* **Aim of the task**:
Output the material beneath this task exactly, images excluded.

* **Data extracted from a collection**:

○ ○ ○ ○ ○ ○ ○

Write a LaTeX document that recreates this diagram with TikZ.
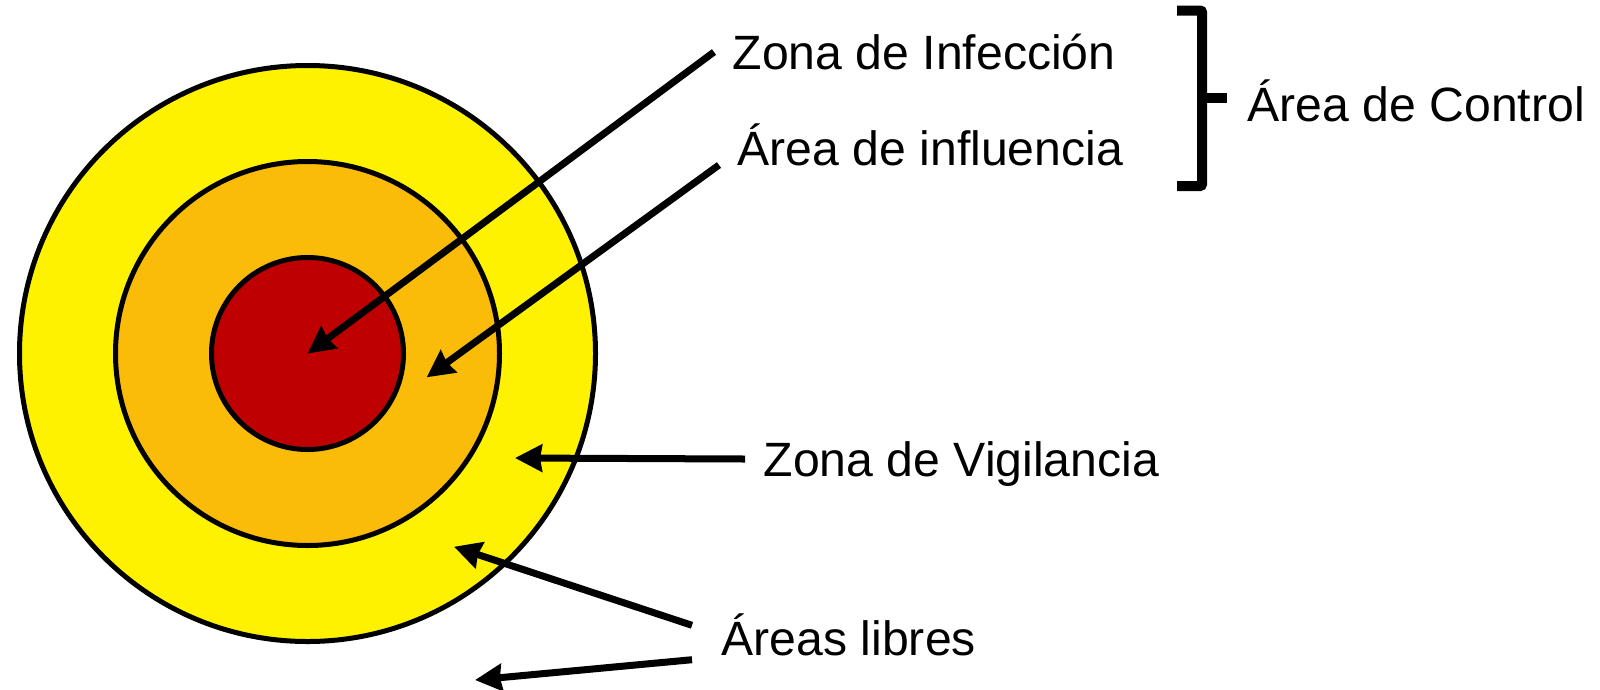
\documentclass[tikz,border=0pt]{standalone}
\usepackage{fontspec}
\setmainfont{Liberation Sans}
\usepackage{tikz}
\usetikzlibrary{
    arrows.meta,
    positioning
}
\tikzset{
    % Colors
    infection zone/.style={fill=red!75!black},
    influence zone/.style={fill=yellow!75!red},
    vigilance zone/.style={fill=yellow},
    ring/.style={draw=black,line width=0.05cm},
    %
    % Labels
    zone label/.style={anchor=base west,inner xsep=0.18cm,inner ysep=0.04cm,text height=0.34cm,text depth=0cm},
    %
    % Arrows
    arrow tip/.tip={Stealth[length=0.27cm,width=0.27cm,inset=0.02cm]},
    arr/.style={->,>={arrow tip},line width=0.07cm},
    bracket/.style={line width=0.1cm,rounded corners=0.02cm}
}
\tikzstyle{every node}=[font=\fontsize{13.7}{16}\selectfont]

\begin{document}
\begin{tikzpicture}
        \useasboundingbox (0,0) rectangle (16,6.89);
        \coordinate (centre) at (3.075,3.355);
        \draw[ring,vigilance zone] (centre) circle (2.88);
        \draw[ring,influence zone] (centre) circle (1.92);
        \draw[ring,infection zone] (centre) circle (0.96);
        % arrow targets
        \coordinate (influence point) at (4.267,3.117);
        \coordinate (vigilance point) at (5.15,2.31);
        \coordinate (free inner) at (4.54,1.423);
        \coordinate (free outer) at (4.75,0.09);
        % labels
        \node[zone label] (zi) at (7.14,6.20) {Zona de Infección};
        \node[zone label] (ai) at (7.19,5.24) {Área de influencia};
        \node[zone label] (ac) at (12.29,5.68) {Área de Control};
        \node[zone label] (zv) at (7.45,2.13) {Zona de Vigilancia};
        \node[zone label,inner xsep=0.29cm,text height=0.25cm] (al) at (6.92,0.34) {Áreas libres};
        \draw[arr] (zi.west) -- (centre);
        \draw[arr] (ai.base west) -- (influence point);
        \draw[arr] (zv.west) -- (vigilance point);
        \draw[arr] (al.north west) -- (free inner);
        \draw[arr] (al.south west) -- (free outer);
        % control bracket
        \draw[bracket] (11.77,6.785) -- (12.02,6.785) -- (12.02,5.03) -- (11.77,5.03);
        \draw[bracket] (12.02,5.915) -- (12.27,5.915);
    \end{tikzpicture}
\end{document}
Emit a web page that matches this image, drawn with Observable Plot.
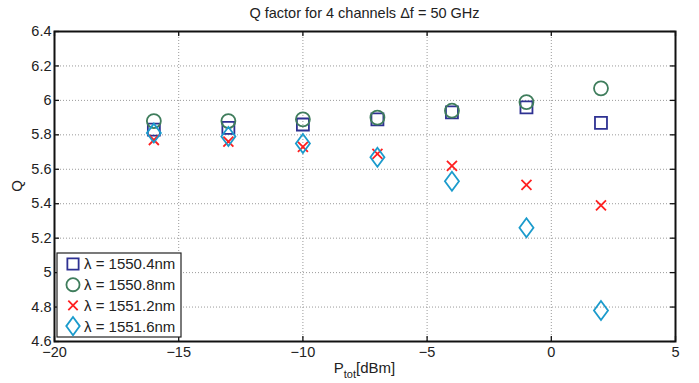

○ ○ ○ ○ ○ ○ ○

* **Task result**:
Write a LaTeX document that recreates this diagram with TikZ.
\documentclass[tikz,border=0pt]{standalone}
\usepackage{fontspec}
\setmainfont{Liberation Sans}
\usepackage{tikz}
\usetikzlibrary{
    arrows.meta,
    positioning
}
\tikzset{
    % Colors
    infection zone/.style={fill=red!75!black},
    influence zone/.style={fill=yellow!75!red},
    vigilance zone/.style={fill=yellow},
    ring/.style={draw=black,line width=0.05cm},
    %
    % Labels
    zone label/.style={anchor=base west,inner xsep=0.18cm,inner ysep=0.04cm,text height=0.34cm,text depth=0cm},
    %
    % Arrows
    arrow tip/.tip={Stealth[length=0.27cm,width=0.27cm,inset=0.02cm]},
    arr/.style={->,>={arrow tip},line width=0.07cm},
    bracket/.style={line width=0.1cm,rounded corners=0.02cm}
}
\tikzstyle{every node}=[font=\fontsize{13.7}{16}\selectfont]

\begin{document}
\begin{tikzpicture}
        \useasboundingbox (0,0) rectangle (16,6.89);
        \coordinate (centre) at (3.075,3.355);
        \draw[ring,vigilance zone] (centre) circle (2.88);
        \draw[ring,influence zone] (centre) circle (1.92);
        \draw[ring,infection zone] (centre) circle (0.96);
        % arrow targets
        \coordinate (influence point) at (4.267,3.117);
        \coordinate (vigilance point) at (5.15,2.31);
        \coordinate (free inner) at (4.54,1.423);
        \coordinate (free outer) at (4.75,0.09);
        % labels
        \node[zone label] (zi) at (7.14,6.20) {Zona de Infección};
        \node[zone label] (ai) at (7.19,5.24) {Área de influencia};
        \node[zone label] (ac) at (12.29,5.68) {Área de Control};
        \node[zone label] (zv) at (7.45,2.13) {Zona de Vigilancia};
        \node[zone label,inner xsep=0.29cm,text height=0.25cm] (al) at (6.92,0.34) {Áreas libres};
        \draw[arr] (zi.west) -- (centre);
        \draw[arr] (ai.base west) -- (influence point);
        \draw[arr] (zv.west) -- (vigilance point);
        \draw[arr] (al.north west) -- (free inner);
        \draw[arr] (al.south west) -- (free outer);
        % control bracket
        \draw[bracket] (11.77,6.785) -- (12.02,6.785) -- (12.02,5.03) -- (11.77,5.03);
        \draw[bracket] (12.02,5.915) -- (12.27,5.915);
    \end{tikzpicture}
\end{document}
Emit a web page that matches this image, drawn with Observable Plot.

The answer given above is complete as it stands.